The towering, 46-foot structure of bamboo and steel will feature many aspects familiar to Colombians living in the country’s poorest barrios: clothes hanging on lines, wood boxes strewn about in seemingly chaotic fashion, and over 70 colorful panels painted by residents of one of the poorest barrios in Bogota.
In 2004, a 29-year-old Hosie became Colombian’s youngest architect to win the National Architecture Prize for his work on La Casa Del Pueblo (The People’s House), a bamboo library in the department of Cauca.

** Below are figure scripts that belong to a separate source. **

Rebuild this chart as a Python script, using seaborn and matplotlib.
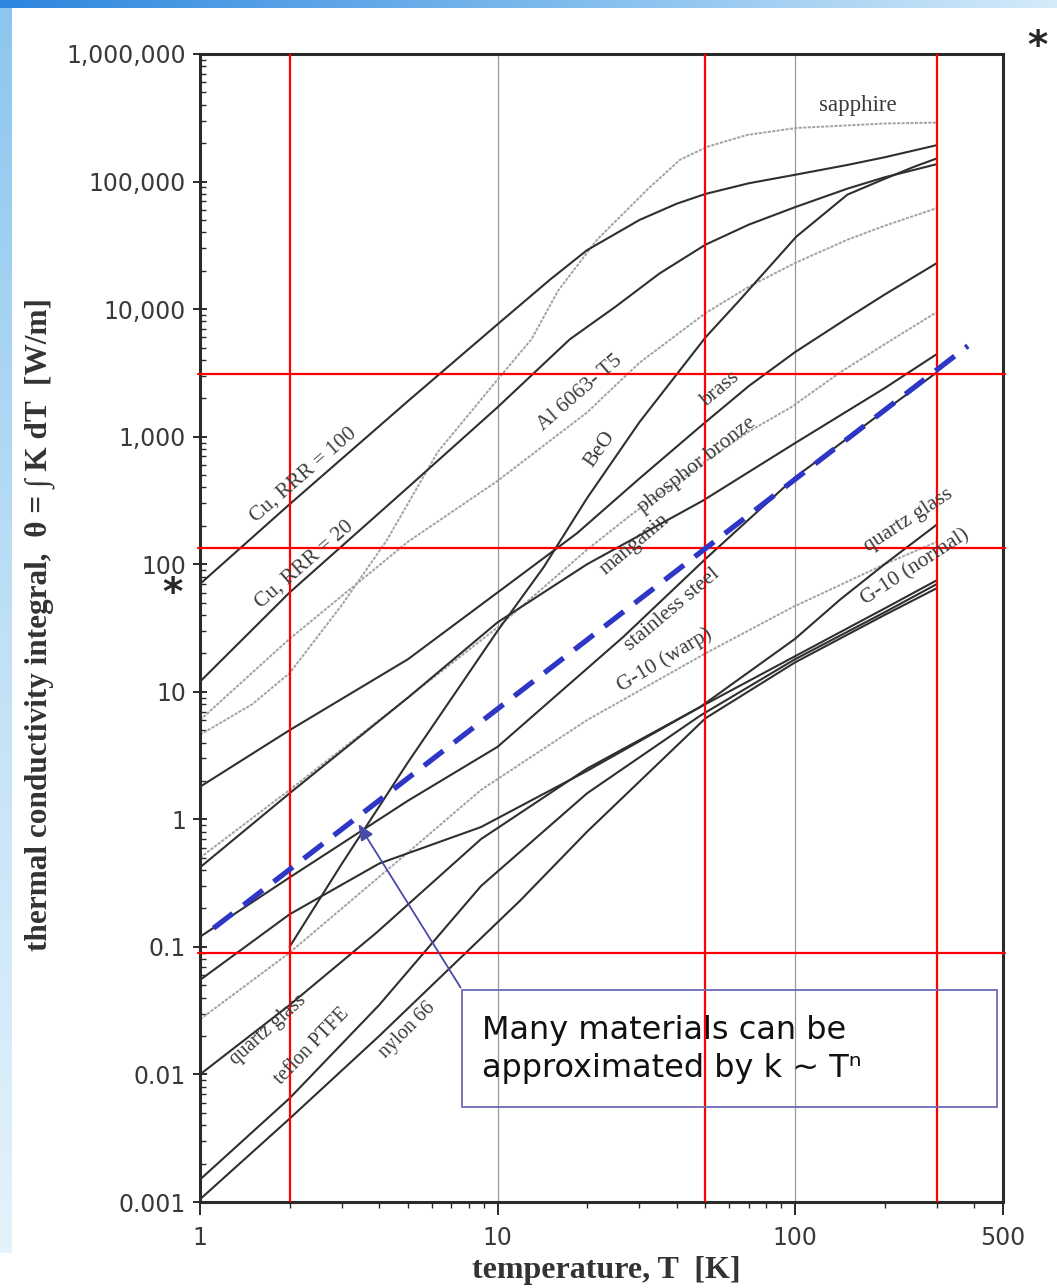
import numpy as np
import matplotlib
matplotlib.use("Agg")
import matplotlib.pyplot as plt
from matplotlib.colors import LinearSegmentedColormap
from matplotlib.patches import Rectangle
from matplotlib.ticker import FixedLocator, FuncFormatter, NullFormatter
import seaborn as sns

### Thermal conductivity integrals (log-log) ###

sns.set_theme(style="white")
plt.rcParams["font.family"] = ["DejaVu Sans"]

## Data: temperature [K] and integral [W/m] ##
T_cu100 = [1, 2, 5, 10, 15, 20, 30, 40, 50, 70, 100, 150, 200, 300]
th_cu100 = [70, 295, 1900, 7600, 17000, 29000, 50000, 67000, 80000, 97000, 113000, 135000,
            155000, 193000]

T_cu20 = [1, 2, 5, 10, 17.5, 25, 35, 50, 70, 100, 150, 200, 300]
th_cu20 = [12, 60, 400, 1700, 5800, 10500, 19000, 32000, 46000, 63000, 88000, 108000, 137000]

T_sapph = [1, 1.5, 2, 3, 4.25, 6.3, 10, 13, 16, 21.6, 31.8, 41, 50.6, 69, 101, 200, 300]
th_sapph = [4.6, 8, 14, 48, 155, 760, 2800, 5800, 14000, 35000, 86000, 148000, 187000,
            232000, 263000, 285000, 290000]

T_beo = [2, 3, 5, 10, 14.3, 20, 30, 50, 65, 101, 150, 200, 250, 300]
th_beo = [0.1, 0.45, 2.8, 30, 95, 330, 1300, 6000, 11700, 37000, 79000, 105000, 130000, 152000]

T_al = [1, 2, 5, 10, 20, 30, 50, 70, 100, 150, 200, 300]
th_al = [6, 26, 150, 450, 1550, 3800, 9300, 15000, 23000, 35000, 45000, 62000]

T_brass = [1, 2, 5, 10, 18.5, 30, 48, 70, 100, 150, 200, 300]
th_brass = [1.8, 5, 18, 60, 175, 470, 1200, 2500, 4600, 8500, 13000, 23000]

T_phos = [1, 2, 5, 10, 20, 28.5, 50, 70, 97, 142, 200, 300]
th_phos = [0.5, 1.7, 9, 32, 130, 250, 640, 1100, 1700, 3200, 5300, 9500]

T_mang = [1, 2, 5, 10, 20, 49, 100, 200, 300]
th_mang = [0.42, 1.6, 9, 35, 100, 315, 890, 2400, 4450]

T_ss = [1, 2, 5, 10, 26.5, 50, 100, 200, 300]
th_ss = [0.12, 0.35, 1.4, 3.7, 27, 110, 480, 1600, 3200]

T_g10w = [1, 2, 5, 8.8, 20, 50, 98, 200, 300]
th_g10w = [0.027, 0.09, 0.55, 1.7, 6, 20, 46, 100, 150]

T_qg = [1, 2, 3.93, 8.8, 20, 48, 100, 142, 200, 300]
th_qg = [0.01, 0.035, 0.13, 0.7, 2.5, 7.6, 26, 53, 100, 205]

T_g10n = [1, 2, 4, 8.8, 20, 48, 100, 200, 300]
th_g10n = [0.055, 0.18, 0.45, 0.87, 2.4, 7.6, 19, 45, 75]

T_ptfe = [1, 2, 4, 8.8, 20, 48, 100, 200, 300]
th_ptfe = [0.0015, 0.0065, 0.035, 0.3, 1.6, 6.5, 18, 42, 70]

T_nylon = [1, 2, 4, 11.9, 20, 50, 100, 200, 300]
th_nylon = [0.00105, 0.0045, 0.02, 0.23, 0.8, 6.2, 17, 40, 65]

# k ~ T^n guide line #
T_fit = [1.11, 381]
th_fit = [0.14, 5150]

# red marker lines #
red_T = [2, 50, 300]
red_theta = [3100, 134, 0.09]

x_ticks = [1, 10, 100, 500]
y_ticks = [0.001, 0.01, 0.1, 1, 10, 100, 1000, 10000, 100000, 1000000]

curves = [
    (T_sapph, th_sapph, "light"),
    (T_al, th_al, "light"),
    (T_phos, th_phos, "light"),
    (T_g10w, th_g10w, "light"),
    (T_cu100, th_cu100, "dark"),
    (T_cu20, th_cu20, "dark"),
    (T_beo, th_beo, "dark"),
    (T_brass, th_brass, "dark"),
    (T_mang, th_mang, "dark"),
    (T_ss, th_ss, "dark"),
    (T_qg, th_qg, "dark"),
    (T_g10n, th_g10n, "dark"),
    (T_ptfe, th_ptfe, "dark"),
    (T_nylon, th_nylon, "dark"),
]

# curve labels: text, T, theta, rotation, size #
labels = [
    ("sapphire", 163, 398000, 0, 16.5),
    ("Cu, RRR = 100", 2.22, 500, 41, 15.5),
    ("Cu, RRR = 20", 2.25, 99, 41, 15.5),
    ("Al 6063- T5", 18.9, 2200, 41, 15.5),
    ("BeO", 22.1, 790, 55, 15.5),
    ("brass", 56, 2330, 40, 15.5),
    ("phosphor bronze", 46.9, 601, 38, 15.5),
    ("manganin", 29, 142, 40, 15.5),
    ("stainless steel", 38.6, 44, 40, 15.5),
    ("G-10 (warp)", 36.6, 17.8, 31, 15.5),
    ("quartz glass", 240, 223, 33, 15.5),
    ("G-10 (normal)", 253, 94, 33, 15.5),
    ("quartz glass", 1.69, 0.0224, 42, 14.5),
    ("teflon PTFE", 2.38, 0.0165, 46, 14.5),
    ("nylon 66", 4.96, 0.0224, 45, 14.5),
]

## Figure ##
W, H = 1057, 1288
fig = plt.figure(figsize=(W / 100, H / 100), dpi=100)
fig.patch.set_facecolor("white")

# slide border (blue gradient strips) #
cmap_top = LinearSegmentedColormap.from_list("top", ["#2f86df", "#79b8ec", "#d4ebfa"])
cmap_left = LinearSegmentedColormap.from_list("left", ["#8cc6ee", "#bfe0f6", "#e4f2fb"])
ax_top = fig.add_axes([0, 1 - 8 / H, 1, 8 / H])
ax_top.imshow(np.linspace(0, 1, 256)[None, :], aspect="auto", cmap=cmap_top)
ax_top.axis("off")
ax_left = fig.add_axes([0, 35 / H, 11 / W, 1 - 43 / H])
ax_left.imshow(np.linspace(0, 1, 256)[:, None], aspect="auto", cmap=cmap_left)
ax_left.axis("off")

ax = fig.add_axes([200 / W, 1 - 1202 / H, 803 / W, 1148 / H])
ax.set_xscale("log")
ax.set_yscale("log")

dark_col = "#2f2f2f"
light_col = "#a2a2a2"
for T, th, kind in curves:
    if kind == "dark":
        sns.lineplot(x=T, y=th, ax=ax, color=dark_col, lw=1.5, zorder=3)
    else:
        sns.lineplot(x=T, y=th, ax=ax, color=light_col, lw=1.4,
                     linestyle=(0, (1.6, 0.7)), zorder=2)

# grid lines at 10 and 100 K #
for g in [10, 100]:
    ax.axvline(g, color="#9a9a9a", lw=0.9, zorder=1)

# red lines #
for t in red_T:
    ax.axvline(t, color="#ff0000", lw=1.6, zorder=4)
for v in red_theta:
    ax.axhline(v, color="#ff0000", lw=1.6, zorder=4, xmin=-0.003, xmax=1.003, clip_on=False)

# blue dashed fit #
sns.lineplot(x=T_fit, y=th_fit, ax=ax, color="#2e36c6", lw=3.8,
             linestyle=(0, (4.6, 2.6)), zorder=5)

ax.set_xlim(1, 500)
ax.set_ylim(0.001, 1000000)

# curve labels #
for txt, tx, ty, rot, fs in labels:
    ax.text(tx, ty, txt, rotation=rot, rotation_mode="anchor", ha="center", va="center",
            fontsize=fs, color="#3c3c3c", family=["Liberation Serif", "DejaVu Serif"], zorder=6)

## Axes styling ##
for s in ax.spines.values():
    s.set_visible(True)
    s.set_color("#2a2a2a")
    s.set_linewidth(2.2)

ax.xaxis.set_major_locator(FixedLocator(x_ticks))
ax.xaxis.set_major_formatter(FuncFormatter(lambda v, p: f"{int(v)}"))
x_minor = [m * d for d in [1, 10, 100] for m in range(2, 10) if m * d < 500]
ax.xaxis.set_minor_locator(FixedLocator(x_minor))
ax.xaxis.set_minor_formatter(NullFormatter())

ax.yaxis.set_major_locator(FixedLocator(y_ticks))
ax.yaxis.set_major_formatter(FuncFormatter(lambda v, p: f"{int(round(v)):,}" if v >= 1 else f"{v:g}"))
y_minor = [m * d for d in [0.001, 0.01, 0.1, 1, 10, 100, 1000, 10000, 100000] for m in range(2, 10)]
ax.yaxis.set_minor_locator(FixedLocator(y_minor))
ax.yaxis.set_minor_formatter(NullFormatter())

ax.tick_params(axis="x", which="major", direction="out", length=9, width=1.4, pad=8,
               labelsize=17, labelcolor="#3a3a3a", color="#2a2a2a", bottom=True)
ax.tick_params(axis="x", which="minor", direction="out", length=4.5, width=1.0,
               color="#2a2a2a", bottom=True)
ax.tick_params(axis="y", which="major", direction="inout", length=10, width=1.4, pad=5,
               labelsize=17, labelcolor="#3a3a3a", color="#2a2a2a", left=True)
ax.tick_params(axis="y", which="minor", direction="in", length=4, width=1.0,
               color="#2a2a2a", left=True)

ax.set_xlabel("temperature, T  [K]", fontsize=23, fontweight="bold", color="#333333",
              family=["Liberation Serif", "DejaVu Serif"])
ax.xaxis.set_label_coords(0.506, -0.047)
ax.set_ylabel("thermal conductivity integral,  θ = ∫ K dT  [W/m]", fontsize=22.5,
              fontweight="bold", color="#333333", family=["Liberation Serif", "DejaVu Serif"])
ax.yaxis.set_label_coords(-0.18, 0.503)

## Annotation box and arrow ##
ax.add_patch(Rectangle((0.326, 0.0828), 0.6665, 0.1019, transform=ax.transAxes,
                       fill=False, edgecolor="#6a6ab4", lw=1.3, zorder=7))
ax.text(0.351, 0.1325, "Many materials can be\napproximated by k ~ Tⁿ", transform=ax.transAxes,
        ha="left", va="center", fontsize=23, color="#111111", linespacing=1.3, zorder=8)
ax.annotate("", xy=(3.37, 0.957), xytext=(7.6, 0.046),
            arrowprops=dict(arrowstyle="-|>,head_length=0.8,head_width=0.35",
                            color="#4a4aa8", lw=1.3), zorder=8)

# asterisks #
fig.text(1037 / W, 1 - 47 / H, "*", fontsize=28, fontweight="bold", ha="center", va="center")
fig.text(172 / W, 1 - 594 / H, "*", fontsize=28, fontweight="bold", ha="center", va="center")

plt.savefig("out.png", dpi=100)
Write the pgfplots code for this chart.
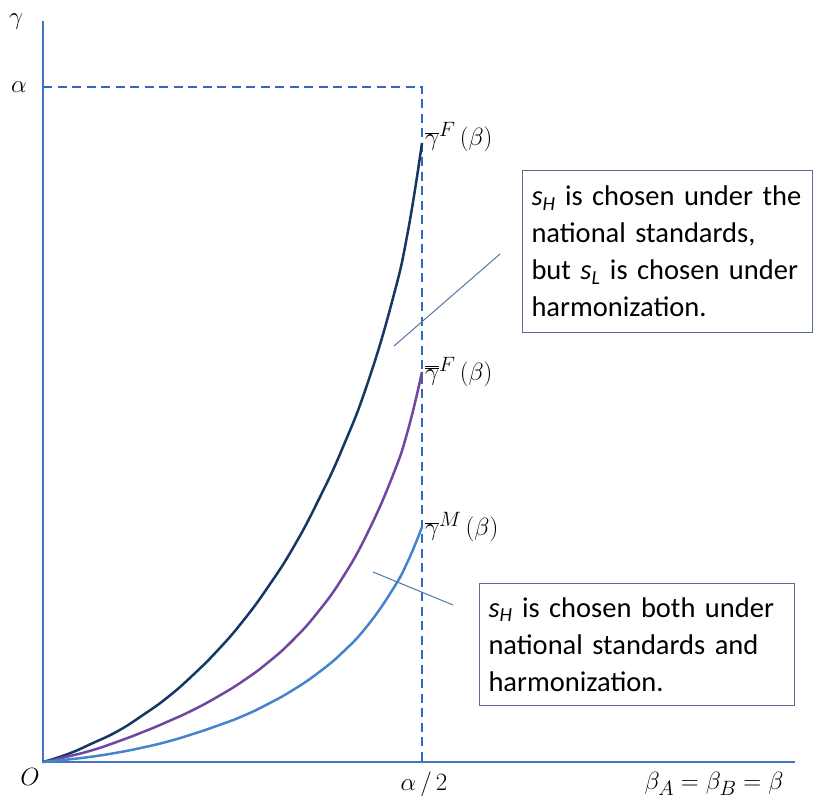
\documentclass[border=0pt]{standalone}
\usepackage{pgfplots}
\pgfplotsset{compat=1.18}
\usepackage{fontspec}
\setmainfont{Carlito}

\definecolor{axisblue}{RGB}{68,114,196}
\definecolor{dashblue}{RGB}{46,106,190}
\definecolor{curvenavy}{RGB}{22,54,100}
\definecolor{curvepurple}{RGB}{112,70,160}
\definecolor{curvelight}{RGB}{68,132,204}
\definecolor{pointer}{RGB}{80,118,168}
\definecolor{boxline}{RGB}{90,110,150}

% thresholds as functions of beta (same units as the axis)
\pgfplotstableread{
x y
0 0
25 8
50 19
75 31
100 47
125 65
150 87
175 112
200 141
225 175
250 214
275 261
300 315
325 380
350 464
365 531
379 619
}\gammaF

\pgfplotstableread{
x y
0 0
25 5.5
50 12
75 20.5
100 30
125 40.5
150 52
175 65.5
200 81
225 99.5
250 122
275 150
300 185
325 230
350 287
365 332
379 390
}\gammaFF

\pgfplotstableread{
x y
0 0
25 2.5
50 5.5
75 9.5
100 14.5
125 20.5
150 28
175 36.5
200 46
225 58
250 72
275 89
300 110
325 137
350 173
365 201
379 235
}\gammaM

\begin{document}
\begin{tikzpicture}
\begin{axis}[
  x=1pt, y=1pt,
  xmin=-43, xmax=774, ymin=-41, ymax=762,
  hide axis, clip=false,
]
% page frame
\path (axis cs:-43,-41) rectangle (axis cs:774,762);
% axes
\draw[axisblue, line width=1.4pt] (axis cs:0,741) -- (axis cs:0,0) -- (axis cs:752,0);
% alpha level and alpha/2 bound
\addplot[dashblue, line width=2.8pt, dash pattern=on 9pt off 5.5pt]
  coordinates {(0,675) (379,675) (379,0)};

\addplot[curvenavy, line width=2.5pt, smooth, tension=0.8] table {\gammaF};
\addplot[curvepurple, line width=2.5pt, smooth, tension=0.8] table {\gammaFF};
\addplot[curvelight, line width=2.5pt, smooth, tension=0.8] table {\gammaM};

% pointers to the regions
\addplot[pointer, line width=1pt] coordinates {(351,416) (457,508)};
\addplot[pointer, line width=1pt] coordinates {(330,190) (410,157)};

% axis labels
\node at (axis cs:-27,740) {\fontsize{28}{30}\selectfont$\gamma$};
\node at (axis cs:-24,675) {\fontsize{30}{32}\selectfont$\alpha$};
\node at (axis cs:-13,-15) {\fontsize{30}{32}\selectfont$O$};
\node at (axis cs:381,-22) {\fontsize{30}{32}\selectfont$\alpha\,/\,2$};
\node at (axis cs:671,-22) {\fontsize{30}{32}\selectfont$\beta_A=\beta_B=\beta$};

% curve labels
\node[anchor=west, inner sep=0pt] at (axis cs:382,625)
  {\fontsize{32}{34}\selectfont$\overline{\gamma}^{F}\,(\beta)$};
\node[anchor=west, inner sep=0pt] at (axis cs:382,390)
  {\fontsize{32}{34}\selectfont$\overline{\overline{\gamma}}^{F}\,(\beta)$};
\node[anchor=west, inner sep=0pt] at (axis cs:382,235)
  {\fontsize{32}{34}\selectfont$\overline{\gamma}^{M}\,(\beta)$};

% region descriptions
\node[draw=boxline, line width=1pt, anchor=north west, inner xsep=9pt, inner ysep=0pt,
      text width=272pt, minimum height=162pt, align=left,
      font=\fontsize{28.5}{37}\selectfont]
  at (axis cs:479,592)
  {{\itshape s\textsubscript{H}} is chosen under the\\
   national standards,\\
   but {\itshape s\textsubscript{L}} is chosen under\\
   harmonization.};
\node[draw=boxline, line width=1pt, anchor=north west, inner xsep=9pt, inner ysep=0pt,
      text width=297pt, minimum height=122pt, align=left,
      font=\fontsize{28.5}{37}\selectfont]
  at (axis cs:436,179)
  {{\itshape s\textsubscript{H}} is chosen both under\\
   national standards and\\
   harmonization.};
\end{axis}
\end{tikzpicture}
\end{document}
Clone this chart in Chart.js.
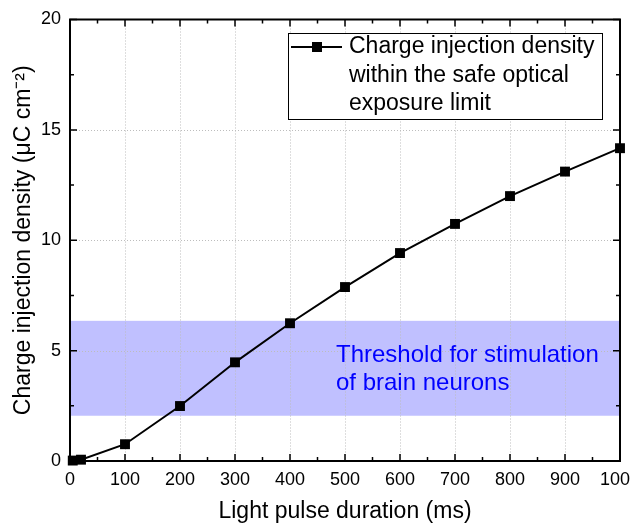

In a search for creative influence for his most recent work, Hosie spent over a year in the barrio El Paraiso, translated to “Paradise,” living with and drawing inspiration from the people and culture of the Andean mountain town overlooking Bogota. He frequently spends several years immersing himself in remote villages to absorb their architecture, art, and oral folklore.
As Hosie says, “In this moment, this is not Washington. This is Colombia!”